Além disso, vale ressaltar mais uma vez que o MEC chegou a cancelar visitas marcadas e perdeu meses para criar normas sem sentido, criando desnecessariamente muito mais burocracia interna. E mesmo após sua última norma ilegal, em dezembro de 2023, um longo período de omissão ficou configurado.
O voto do Ministro Nunes Marques, primeiro na reclamação constitucional, analisou com profundidade os fatos e reconheceu a “sistemática e renitente mora” do MEC. Observou ainda que o atraso ocorreu após a conclusão das fases preliminares e que a inércia já perdurava por quase seis meses. Este voto deixa em aberto a discussão sobre a demora e a legalidade dos vestibulares como medidas coercitivas.
Aprovação Tácita
Além da demora do MEC, o ponto central do voto recente do Ministro Gilmar Mendes foi a discussão sobre a aprovação tácita de pedidos administrativos. Ele destacou o erro na presunção de relevância e necessidade social da oferta de curso de medicina que constatou na decisão do TRF1. Por isso, apontou como o principal problema da decisão reclamada a possibilidade de reconhecimento do direito administrativo da instituição pelo Poder Judiciário.

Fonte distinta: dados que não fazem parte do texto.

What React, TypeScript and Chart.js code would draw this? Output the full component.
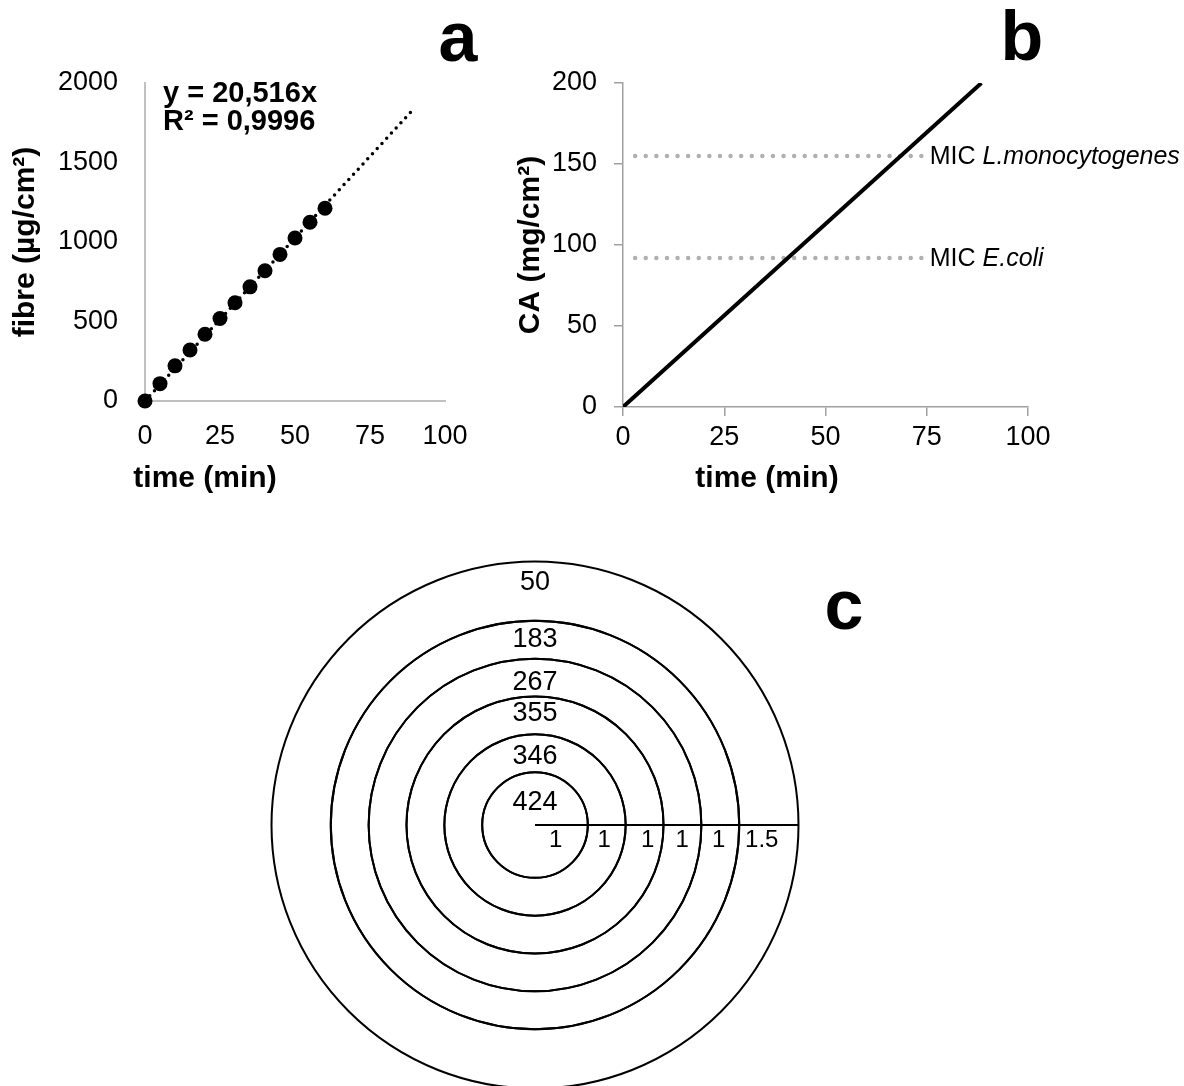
import React, { useEffect, useRef } from "react";
import { Chart, registerables } from "chart.js";

Chart.register(...registerables);

const FONT = "'Liberation Sans', Arial, Helvetica, sans-serif";

// ---------- Panel a data ----------
const fibreTimes = [0, 5, 10, 15, 20, 25, 30, 35, 40, 45, 50, 55, 60];
const fibreValues = [0, 109, 221, 321, 420, 519, 618, 718, 819, 922, 1025, 1124, 1212];
const trendTimes = [0, 90];
const trendValues = [0, 1846];
const equationLines = ["y = 20,516x", "R² = 0,9996"];
const aXTicks = [0, 25, 50, 75, 100];
const aYTicks = [0, 500, 1000, 1500, 2000];

// ---------- Panel b data ----------
const caTimes = [0, 88.5];
const caValues = [0, 200];
const micNames = ["L.monocytogenes", "E.coli"];
const micValues = [155, 92];
const micTimeRange = [3, 75];
const bXTicks = [0, 25, 50, 75, 100];
const bYTicks = [0, 50, 100, 150, 200];

// ---------- Panel c data (outermost ring first) ----------
const zoneValues = [50, 183, 267, 355, 346, 424];
const zoneWidths = [1.5, 1, 1, 1, 1, 1];

// drawing-only layout (ring thickness in px, label placement fractions)
const RING_WEIGHTS = [59.5, 38, 38, 38, 38, 53];
const VALUE_FRAC = [0.64, 0.51, 0.38, 0.55, 0.41, 0.43];
const WIDTH_FRAC = [0.38, 0.46, 0.49, 0.58, 0.43, 0.39];

const plainTick = (v: any) => String(v);

function AppCharts() {
  const aRef = useRef<HTMLCanvasElement | null>(null);
  const bRef = useRef<HTMLCanvasElement | null>(null);
  const cRef = useRef<HTMLCanvasElement | null>(null);

  useEffect(() => {
    Chart.defaults.font.family = FONT;
    Chart.defaults.color = "#000";
    const charts: Chart[] = [];

    // ---------------- Panel a ----------------
    const aPlugin = {
      id: "aText",
      afterDraw(chart: any) {
        const ctx = chart.ctx;
        const ca = chart.chartArea;
        ctx.save();
        ctx.fillStyle = "#000";
        ctx.font = `bold 29px ${FONT}`;
        ctx.textAlign = "left";
        ctx.textBaseline = "alphabetic";
        ctx.fillText(equationLines[0], ca.left + 18, 102);
        ctx.fillText(equationLines[1], ca.left + 18, 130);
        ctx.font = `bold 30px ${FONT}`;
        ctx.textAlign = "center";
        ctx.textBaseline = "middle";
        ctx.fillText("time (min)", ca.left + 60, 479);
        ctx.font = `bold 70px ${FONT}`;
        ctx.textBaseline = "alphabetic";
        ctx.fillText("a", 458, 61);
        ctx.restore();
      },
    };
    if (aRef.current) {
      charts.push(
        new Chart(aRef.current, {
          type: "scatter",
          data: {
            datasets: [
              {
                data: trendTimes.map((x, i) => ({ x, y: trendValues[i] })),
                showLine: true,
                borderColor: "#000",
                borderWidth: 3.5,
                borderDash: [0, 7],
                borderCapStyle: "round",
                pointRadius: 0,
                order: 1,
              } as any,
              {
                data: fibreTimes.map((x, i) => ({ x, y: fibreValues[i] })),
                showLine: false,
                pointRadius: 7.5,
                pointBackgroundColor: "#000",
                pointBorderColor: "#000",
                pointBorderWidth: 0,
                clip: false,
                order: 0,
              } as any,
            ],
          },
          options: {
            responsive: false,
            animation: false,
            events: [],
            layout: { padding: { left: 0, top: 83, right: 45, bottom: 0 } },
            plugins: { legend: { display: false }, tooltip: { enabled: false } },
            scales: {
              x: {
                type: "linear",
                min: 0,
                max: 100,
                afterBuildTicks: (s: any) => {
                  s.ticks = aXTicks.map((v) => ({ value: v }));
                },
                ticks: { color: "#000", font: { size: 27 }, padding: 19, maxRotation: 0, callback: plainTick },
                grid: { display: false, drawTicks: false },
                border: { display: true, color: "#c0c0c0", width: 2 },
                afterFit: (s: any) => {
                  s.height = 109;
                },
              },
              y: {
                type: "linear",
                min: 0,
                max: 2000,
                afterBuildTicks: (s: any) => {
                  s.ticks = aYTicks.map((v) => ({ value: v }));
                },
                ticks: { color: "#000", font: { size: 27 }, padding: 27, callback: plainTick },
                grid: { display: false, drawTicks: false },
                border: { display: true, color: "#c0c0c0", width: 2 },
                title: {
                  display: true,
                  text: "fibre (µg/cm²)",
                  color: "#000",
                  font: { size: 30, weight: "bold" },
                  padding: { top: 8, bottom: 0 },
                },
                afterFit: (s: any) => {
                  s.width = 145;
                },
              },
            },
          } as any,
          plugins: [aPlugin],
        })
      );
    }

    // ---------------- Panel b ----------------
    const bPlugin = {
      id: "bText",
      afterDraw(chart: any) {
        const ctx = chart.ctx;
        const ca = chart.chartArea;
        const xs = chart.scales.x;
        const ys = chart.scales.y;
        ctx.save();
        ctx.fillStyle = "#000";
        ctx.textBaseline = "middle";
        ctx.textAlign = "left";
        micNames.forEach((name, i) => {
          const x0 = xs.getPixelForValue(micTimeRange[1]) + 3;
          const y0 = ys.getPixelForValue(micValues[i]) + 1;
          ctx.font = `25px ${FONT}`;
          ctx.fillText("MIC ", x0, y0);
          const w = ctx.measureText("MIC ").width;
          ctx.font = `italic 25px ${FONT}`;
          ctx.fillText(name, x0 + w, y0);
        });
        ctx.font = `bold 30px ${FONT}`;
        ctx.textAlign = "center";
        ctx.fillText("time (min)", ca.left + 144, 479);
        ctx.font = `bold 70px ${FONT}`;
        ctx.textBaseline = "alphabetic";
        ctx.fillText("b", 532, 60);
        ctx.restore();
      },
    };
    if (bRef.current) {
      const gridB = {
        display: true,
        drawOnChartArea: false,
        drawTicks: true,
        tickLength: 9,
        color: "#a0a0a0",
        lineWidth: 1.5,
      };
      charts.push(
        new Chart(bRef.current, {
          type: "scatter",
          data: {
            datasets: [
              {
                data: caTimes.map((x, i) => ({ x, y: caValues[i] })),
                showLine: true,
                borderColor: "#000",
                borderWidth: 4,
                pointRadius: 0,
                order: 0,
              } as any,
              ...micValues.map(
                (v) =>
                  ({
                    data: micTimeRange.map((x) => ({ x, y: v })),
                    showLine: true,
                    borderColor: "#b0b0b0",
                    borderWidth: 4.5,
                    borderDash: [0, 10.6],
                    borderCapStyle: "round",
                    pointRadius: 0,
                    order: 1,
                  } as any)
              ),
            ],
          },
          options: {
            responsive: false,
            animation: false,
            events: [],
            layout: { padding: { left: 0, top: 83, right: 156, bottom: 0 } },
            plugins: { legend: { display: false }, tooltip: { enabled: false } },
            scales: {
              x: {
                type: "linear",
                min: 0,
                max: 100,
                afterBuildTicks: (s: any) => {
                  s.ticks = bXTicks.map((v) => ({ value: v }));
                },
                ticks: { color: "#000", font: { size: 27 }, padding: 5, maxRotation: 0, callback: plainTick },
                grid: gridB,
                border: { display: true, color: "#a0a0a0", width: 1.5 },
                afterFit: (s: any) => {
                  s.height = 103;
                },
              },
              y: {
                type: "linear",
                min: 0,
                max: 200,
                afterBuildTicks: (s: any) => {
                  s.ticks = bYTicks.map((v) => ({ value: v }));
                },
                ticks: { color: "#000", font: { size: 27 }, padding: 17, callback: plainTick },
                grid: gridB,
                border: { display: true, color: "#a0a0a0", width: 1.5 },
                title: {
                  display: true,
                  text: "CA (mg/cm²)",
                  color: "#000",
                  font: { size: 30, weight: "bold" },
                  padding: { top: 23, bottom: 0 },
                },
                afterFit: (s: any) => {
                  s.width = 133;
                },
              },
            },
          } as any,
          plugins: [bPlugin],
        })
      );
    }

    // ---------------- Panel c ----------------
    const cPlugin = {
      id: "cText",
      afterDatasetsDraw(chart: any) {
        const ctx = chart.ctx;
        ctx.save();
        ctx.fillStyle = "#000";
        ctx.textAlign = "center";
        ctx.textBaseline = "middle";
        zoneValues.forEach((v, i) => {
          const arc = chart.getDatasetMeta(i).data[0];
          const { x, y, innerRadius, outerRadius } = arc;
          const t = outerRadius - innerRadius;
          ctx.font = `27px ${FONT}`;
          ctx.fillText(String(v), x, y - (innerRadius + t * VALUE_FRAC[i]));
          ctx.font = `24px ${FONT}`;
          ctx.fillText(String(zoneWidths[i]), x + innerRadius + t * WIDTH_FRAC[i], y + 15);
        });
        ctx.font = `bold 70px ${FONT}`;
        ctx.textBaseline = "alphabetic";
        ctx.fillText("c", 844 - 265, 629 - 555);
        ctx.restore();
      },
    };
    if (cRef.current) {
      charts.push(
        new Chart(cRef.current, {
          type: "pie",
          data: {
            labels: ["zone"],
            datasets: zoneValues.map(
              (v, i) =>
                ({
                  label: String(v),
                  data: [1],
                  weight: RING_WEIGHTS[i],
                  backgroundColor: "rgba(0,0,0,0)",
                  borderColor: "#000",
                  borderWidth: 2,
                } as any)
            ),
          },
          options: {
            responsive: false,
            animation: false,
            events: [],
            radius: 263.5,
            rotation: 90,
            layout: { padding: { left: 0, top: 0, right: 80, bottom: 0 } },
            plugins: { legend: { display: false }, tooltip: { enabled: false } },
          } as any,
          plugins: [cPlugin],
        })
      );
    }

    return () => {
      charts.forEach((c) => c.destroy());
    };
  }, []);

  return (
    <div
      style={{
        position: "absolute",
        left: 0,
        top: 0,
        width: 1184,
        height: 1086,
        overflow: "hidden",
        background: "#fff",
      }}
    >
      <canvas ref={aRef} width={490} height={510} style={{ position: "absolute", left: 0, top: 0 }} />
      <canvas ref={bRef} width={694} height={510} style={{ position: "absolute", left: 490, top: 0 }} />
      <canvas ref={cRef} width={620} height={540} style={{ position: "absolute", left: 265, top: 555 }} />
    </div>
  );
}

export default function App() {
  return <AppCharts />;
}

Essa do TRF1, embora rigorosa, aplica o disposto no Art. 3º, IX, da Lei 13.874/2019, que prevê a aprovação tácita** em casos de silêncio prolongado da Administração Pública. O MEC, inclusive, havia editado normas para regulamentar essa regra, como a Portaria 279/2020, que previa a aprovação tácita na ausência de manifestação conclusiva após o prazo estabelecido. Contudo, essas normas foram revogadas em 2022, evidenciando a preferência do Ministério por atrasos sem consequências jurídicas.

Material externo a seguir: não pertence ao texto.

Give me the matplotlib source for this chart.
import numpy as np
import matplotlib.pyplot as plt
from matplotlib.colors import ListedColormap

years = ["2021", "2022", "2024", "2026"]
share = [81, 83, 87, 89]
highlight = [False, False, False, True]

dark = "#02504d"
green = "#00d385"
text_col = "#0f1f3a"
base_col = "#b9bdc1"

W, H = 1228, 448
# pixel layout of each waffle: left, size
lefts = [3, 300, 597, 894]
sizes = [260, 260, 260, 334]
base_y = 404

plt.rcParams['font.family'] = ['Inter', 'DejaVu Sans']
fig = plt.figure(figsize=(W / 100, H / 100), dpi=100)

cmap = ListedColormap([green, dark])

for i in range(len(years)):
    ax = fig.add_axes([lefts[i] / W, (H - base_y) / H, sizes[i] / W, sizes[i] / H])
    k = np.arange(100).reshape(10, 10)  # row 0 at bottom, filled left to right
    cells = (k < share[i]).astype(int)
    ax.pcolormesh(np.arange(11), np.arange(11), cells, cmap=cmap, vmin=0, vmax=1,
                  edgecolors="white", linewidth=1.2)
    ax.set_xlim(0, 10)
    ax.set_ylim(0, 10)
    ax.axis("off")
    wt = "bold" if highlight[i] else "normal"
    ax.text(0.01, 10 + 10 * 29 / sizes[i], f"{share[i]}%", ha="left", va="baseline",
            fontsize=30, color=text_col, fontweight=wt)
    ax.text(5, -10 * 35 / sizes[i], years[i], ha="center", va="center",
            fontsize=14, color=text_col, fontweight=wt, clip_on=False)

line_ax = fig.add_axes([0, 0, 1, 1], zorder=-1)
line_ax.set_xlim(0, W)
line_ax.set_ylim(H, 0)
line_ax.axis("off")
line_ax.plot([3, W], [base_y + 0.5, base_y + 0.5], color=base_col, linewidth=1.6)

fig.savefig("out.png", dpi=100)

Quando os fatos forem mais bem esclarecidos, o STF provavelmente se surpreenderá ao constatar que os reguladores permitiram que os processos chegassem a esse ponto, ignorando as ordens judiciais para dar seguimento aos procedimentos. Neste momento, poderá haver uma reflexão mais aprofundada a respeito da vantagem e da legalidade da aprovação tácita dos cursos superiores.
Perspectivas Futuras
Embora o voto de Gilmar Mendes reflita os argumentos da União, ele ainda pode ser revisto. O próprio Ministro já demonstrou abertura para ajustar seu entendimento, como ocorreu na primeira cautelar da ADC 81, em que corrigiu equívocos sobre o procedimento – inicialmente a decisão tratava apenas de credenciamento institucional, mas depois foi ajustada para tratar também de autorização de cursos.
Além disso, o julgamento ainda não terminou. Apesar do Min. Fachin ter acompanhado o posicionamento do Min. Gilmar Mendes, ainda faltam dois votos.
Este julgamento oferece ao STF a oportunidade de começar a refletir sobre os prazos que o MEC tem estendido ao limite e sobre as consequências cabíveis. Enquanto isto, o curso que deu origem à reclamação constitucional já foi decidido na via administrativa, mas novos desdobramentos legais certamente surgirão. Eles virão, inclusive, para garantir o direito e as expectativas dos estudantes e da comunidade local, como ocorreu na ADC 81.
* As Reclamações, ou Reclamações Constitucionais (Rcl) são processos judiciais que discutem a aplicação das decisões do STF, dentre outros assuntos.
** Segundo a Lei 13.874/2019: Art. 3º São direitos de toda pessoa, natural ou jurídica, essenciais para o desenvolvimento e o crescimento econômicos do País, observado o disposto no parágrafo único do art. 170 da Constituição Federal: [...] IX - ter a garantia de que, nas solicitações de atos públicos de liberação da atividade econômica que se sujeitam ao disposto nesta Lei, apresentados todos os elementos necessários à instrução do processo, o particular será cientificado expressa e imediatamente do prazo máximo estipulado para a análise de seu pedido e de que, transcorrido o prazo fixado, o silêncio da autoridade competente importará aprovação tácita para todos os efeitos, ressalvadas as hipóteses expressamente vedadas em lei.